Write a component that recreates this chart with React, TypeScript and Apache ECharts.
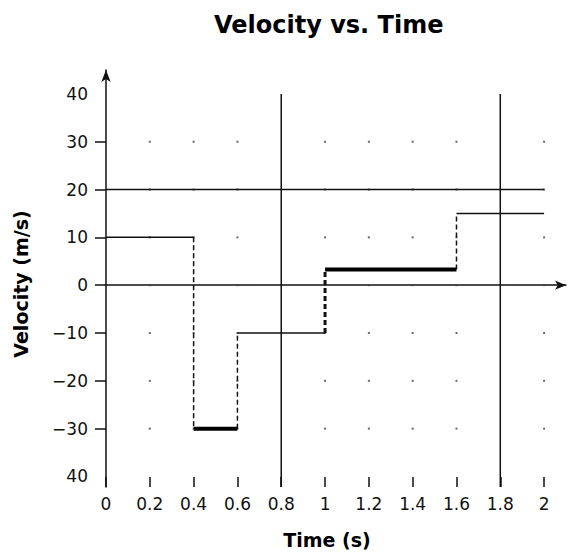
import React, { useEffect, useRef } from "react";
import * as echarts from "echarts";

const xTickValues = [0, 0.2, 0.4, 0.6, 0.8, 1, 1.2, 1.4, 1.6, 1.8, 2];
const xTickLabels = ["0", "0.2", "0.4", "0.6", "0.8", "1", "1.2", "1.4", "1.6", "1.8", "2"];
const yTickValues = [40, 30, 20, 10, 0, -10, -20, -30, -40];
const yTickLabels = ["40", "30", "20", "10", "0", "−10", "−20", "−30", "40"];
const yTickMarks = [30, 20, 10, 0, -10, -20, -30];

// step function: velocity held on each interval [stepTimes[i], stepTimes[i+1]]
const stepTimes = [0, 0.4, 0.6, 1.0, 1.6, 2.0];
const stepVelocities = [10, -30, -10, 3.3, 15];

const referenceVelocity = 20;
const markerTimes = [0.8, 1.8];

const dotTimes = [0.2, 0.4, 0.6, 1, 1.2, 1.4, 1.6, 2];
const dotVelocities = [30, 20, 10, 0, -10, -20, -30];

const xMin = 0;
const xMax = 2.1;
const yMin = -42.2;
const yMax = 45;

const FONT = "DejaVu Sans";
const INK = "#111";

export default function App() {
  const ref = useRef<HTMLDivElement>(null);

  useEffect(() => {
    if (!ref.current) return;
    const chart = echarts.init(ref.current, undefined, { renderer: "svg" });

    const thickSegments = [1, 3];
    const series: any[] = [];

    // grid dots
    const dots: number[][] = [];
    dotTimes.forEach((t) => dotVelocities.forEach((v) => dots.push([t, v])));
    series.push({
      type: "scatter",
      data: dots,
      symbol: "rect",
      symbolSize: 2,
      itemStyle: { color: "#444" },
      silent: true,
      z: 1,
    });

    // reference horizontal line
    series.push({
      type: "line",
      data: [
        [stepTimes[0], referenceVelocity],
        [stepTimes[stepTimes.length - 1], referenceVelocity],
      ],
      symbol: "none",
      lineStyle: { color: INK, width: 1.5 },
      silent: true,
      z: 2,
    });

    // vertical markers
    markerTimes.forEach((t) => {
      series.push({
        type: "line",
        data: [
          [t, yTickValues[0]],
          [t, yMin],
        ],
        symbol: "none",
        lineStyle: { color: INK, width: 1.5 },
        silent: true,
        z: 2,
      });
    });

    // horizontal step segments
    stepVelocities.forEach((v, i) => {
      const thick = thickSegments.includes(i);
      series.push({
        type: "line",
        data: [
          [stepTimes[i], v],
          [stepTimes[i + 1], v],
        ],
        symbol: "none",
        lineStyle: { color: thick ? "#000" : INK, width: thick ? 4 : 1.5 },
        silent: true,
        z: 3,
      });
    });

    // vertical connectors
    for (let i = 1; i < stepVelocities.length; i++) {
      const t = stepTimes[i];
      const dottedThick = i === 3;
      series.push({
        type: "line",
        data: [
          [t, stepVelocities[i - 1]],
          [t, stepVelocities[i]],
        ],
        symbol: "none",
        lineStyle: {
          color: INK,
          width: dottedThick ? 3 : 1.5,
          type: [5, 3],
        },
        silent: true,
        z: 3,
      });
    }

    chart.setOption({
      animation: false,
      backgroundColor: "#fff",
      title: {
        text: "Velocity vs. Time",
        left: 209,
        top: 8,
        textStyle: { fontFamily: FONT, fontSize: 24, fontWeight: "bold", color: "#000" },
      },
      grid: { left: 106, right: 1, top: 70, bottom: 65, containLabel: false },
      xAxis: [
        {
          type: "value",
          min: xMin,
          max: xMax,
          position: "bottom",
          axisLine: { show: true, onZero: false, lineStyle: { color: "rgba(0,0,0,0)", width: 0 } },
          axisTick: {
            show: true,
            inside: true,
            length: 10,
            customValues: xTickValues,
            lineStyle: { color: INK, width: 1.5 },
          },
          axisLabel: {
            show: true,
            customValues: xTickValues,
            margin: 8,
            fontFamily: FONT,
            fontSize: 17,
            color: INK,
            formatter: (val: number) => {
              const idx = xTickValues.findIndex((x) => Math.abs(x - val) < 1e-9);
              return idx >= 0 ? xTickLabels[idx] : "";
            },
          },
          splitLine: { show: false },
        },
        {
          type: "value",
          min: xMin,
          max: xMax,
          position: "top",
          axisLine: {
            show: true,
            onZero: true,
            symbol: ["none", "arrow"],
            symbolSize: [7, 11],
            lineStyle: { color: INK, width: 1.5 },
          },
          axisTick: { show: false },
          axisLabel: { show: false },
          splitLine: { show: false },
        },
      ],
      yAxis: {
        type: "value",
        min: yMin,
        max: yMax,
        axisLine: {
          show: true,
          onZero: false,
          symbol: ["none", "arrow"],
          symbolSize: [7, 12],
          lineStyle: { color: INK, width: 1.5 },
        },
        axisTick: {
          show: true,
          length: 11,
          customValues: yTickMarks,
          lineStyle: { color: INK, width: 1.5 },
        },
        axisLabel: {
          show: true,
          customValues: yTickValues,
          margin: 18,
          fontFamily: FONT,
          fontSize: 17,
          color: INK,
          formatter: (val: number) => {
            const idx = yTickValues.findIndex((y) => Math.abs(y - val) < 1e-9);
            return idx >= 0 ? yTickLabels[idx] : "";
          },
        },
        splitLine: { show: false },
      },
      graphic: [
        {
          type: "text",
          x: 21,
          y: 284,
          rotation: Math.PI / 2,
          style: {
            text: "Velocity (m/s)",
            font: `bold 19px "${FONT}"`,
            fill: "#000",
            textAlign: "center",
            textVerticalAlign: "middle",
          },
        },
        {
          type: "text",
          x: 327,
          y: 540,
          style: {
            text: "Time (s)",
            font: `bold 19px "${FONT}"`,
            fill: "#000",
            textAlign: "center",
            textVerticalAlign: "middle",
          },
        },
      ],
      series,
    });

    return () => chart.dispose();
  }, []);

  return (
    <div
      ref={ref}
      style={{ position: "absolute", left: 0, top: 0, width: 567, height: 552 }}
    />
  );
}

TASK
Leaving the pictures aside, transcribe the entire listing exactly.

FINAL RESULT
Write a component that recreates this chart with React, TypeScript and Apache ECharts.
import React, { useEffect, useRef } from "react";
import * as echarts from "echarts";

const xTickValues = [0, 0.2, 0.4, 0.6, 0.8, 1, 1.2, 1.4, 1.6, 1.8, 2];
const xTickLabels = ["0", "0.2", "0.4", "0.6", "0.8", "1", "1.2", "1.4", "1.6", "1.8", "2"];
const yTickValues = [40, 30, 20, 10, 0, -10, -20, -30, -40];
const yTickLabels = ["40", "30", "20", "10", "0", "−10", "−20", "−30", "40"];
const yTickMarks = [30, 20, 10, 0, -10, -20, -30];

// step function: velocity held on each interval [stepTimes[i], stepTimes[i+1]]
const stepTimes = [0, 0.4, 0.6, 1.0, 1.6, 2.0];
const stepVelocities = [10, -30, -10, 3.3, 15];

const referenceVelocity = 20;
const markerTimes = [0.8, 1.8];

const dotTimes = [0.2, 0.4, 0.6, 1, 1.2, 1.4, 1.6, 2];
const dotVelocities = [30, 20, 10, 0, -10, -20, -30];

const xMin = 0;
const xMax = 2.1;
const yMin = -42.2;
const yMax = 45;

const FONT = "DejaVu Sans";
const INK = "#111";

export default function App() {
  const ref = useRef<HTMLDivElement>(null);

  useEffect(() => {
    if (!ref.current) return;
    const chart = echarts.init(ref.current, undefined, { renderer: "svg" });

    const thickSegments = [1, 3];
    const series: any[] = [];

    // grid dots
    const dots: number[][] = [];
    dotTimes.forEach((t) => dotVelocities.forEach((v) => dots.push([t, v])));
    series.push({
      type: "scatter",
      data: dots,
      symbol: "rect",
      symbolSize: 2,
      itemStyle: { color: "#444" },
      silent: true,
      z: 1,
    });

    // reference horizontal line
    series.push({
      type: "line",
      data: [
        [stepTimes[0], referenceVelocity],
        [stepTimes[stepTimes.length - 1], referenceVelocity],
      ],
      symbol: "none",
      lineStyle: { color: INK, width: 1.5 },
      silent: true,
      z: 2,
    });

    // vertical markers
    markerTimes.forEach((t) => {
      series.push({
        type: "line",
        data: [
          [t, yTickValues[0]],
          [t, yMin],
        ],
        symbol: "none",
        lineStyle: { color: INK, width: 1.5 },
        silent: true,
        z: 2,
      });
    });

    // horizontal step segments
    stepVelocities.forEach((v, i) => {
      const thick = thickSegments.includes(i);
      series.push({
        type: "line",
        data: [
          [stepTimes[i], v],
          [stepTimes[i + 1], v],
        ],
        symbol: "none",
        lineStyle: { color: thick ? "#000" : INK, width: thick ? 4 : 1.5 },
        silent: true,
        z: 3,
      });
    });

    // vertical connectors
    for (let i = 1; i < stepVelocities.length; i++) {
      const t = stepTimes[i];
      const dottedThick = i === 3;
      series.push({
        type: "line",
        data: [
          [t, stepVelocities[i - 1]],
          [t, stepVelocities[i]],
        ],
        symbol: "none",
        lineStyle: {
          color: INK,
          width: dottedThick ? 3 : 1.5,
          type: [5, 3],
        },
        silent: true,
        z: 3,
      });
    }

    chart.setOption({
      animation: false,
      backgroundColor: "#fff",
      title: {
        text: "Velocity vs. Time",
        left: 209,
        top: 8,
        textStyle: { fontFamily: FONT, fontSize: 24, fontWeight: "bold", color: "#000" },
      },
      grid: { left: 106, right: 1, top: 70, bottom: 65, containLabel: false },
      xAxis: [
        {
          type: "value",
          min: xMin,
          max: xMax,
          position: "bottom",
          axisLine: { show: true, onZero: false, lineStyle: { color: "rgba(0,0,0,0)", width: 0 } },
          axisTick: {
            show: true,
            inside: true,
            length: 10,
            customValues: xTickValues,
            lineStyle: { color: INK, width: 1.5 },
          },
          axisLabel: {
            show: true,
            customValues: xTickValues,
            margin: 8,
            fontFamily: FONT,
            fontSize: 17,
            color: INK,
            formatter: (val: number) => {
              const idx = xTickValues.findIndex((x) => Math.abs(x - val) < 1e-9);
              return idx >= 0 ? xTickLabels[idx] : "";
            },
          },
          splitLine: { show: false },
        },
        {
          type: "value",
          min: xMin,
          max: xMax,
          position: "top",
          axisLine: {
            show: true,
            onZero: true,
            symbol: ["none", "arrow"],
            symbolSize: [7, 11],
            lineStyle: { color: INK, width: 1.5 },
          },
          axisTick: { show: false },
          axisLabel: { show: false },
          splitLine: { show: false },
        },
      ],
      yAxis: {
        type: "value",
        min: yMin,
        max: yMax,
        axisLine: {
          show: true,
          onZero: false,
          symbol: ["none", "arrow"],
          symbolSize: [7, 12],
          lineStyle: { color: INK, width: 1.5 },
        },
        axisTick: {
          show: true,
          length: 11,
          customValues: yTickMarks,
          lineStyle: { color: INK, width: 1.5 },
        },
        axisLabel: {
          show: true,
          customValues: yTickValues,
          margin: 18,
          fontFamily: FONT,
          fontSize: 17,
          color: INK,
          formatter: (val: number) => {
            const idx = yTickValues.findIndex((y) => Math.abs(y - val) < 1e-9);
            return idx >= 0 ? yTickLabels[idx] : "";
          },
        },
        splitLine: { show: false },
      },
      graphic: [
        {
          type: "text",
          x: 21,
          y: 284,
          rotation: Math.PI / 2,
          style: {
            text: "Velocity (m/s)",
            font: `bold 19px "${FONT}"`,
            fill: "#000",
            textAlign: "center",
            textVerticalAlign: "middle",
          },
        },
        {
          type: "text",
          x: 327,
          y: 540,
          style: {
            text: "Time (s)",
            font: `bold 19px "${FONT}"`,
            fill: "#000",
            textAlign: "center",
            textVerticalAlign: "middle",
          },
        },
      ],
      series,
    });

    return () => chart.dispose();
  }, []);

  return (
    <div
      ref={ref}
      style={{ position: "absolute", left: 0, top: 0, width: 567, height: 552 }}
    />
  );
}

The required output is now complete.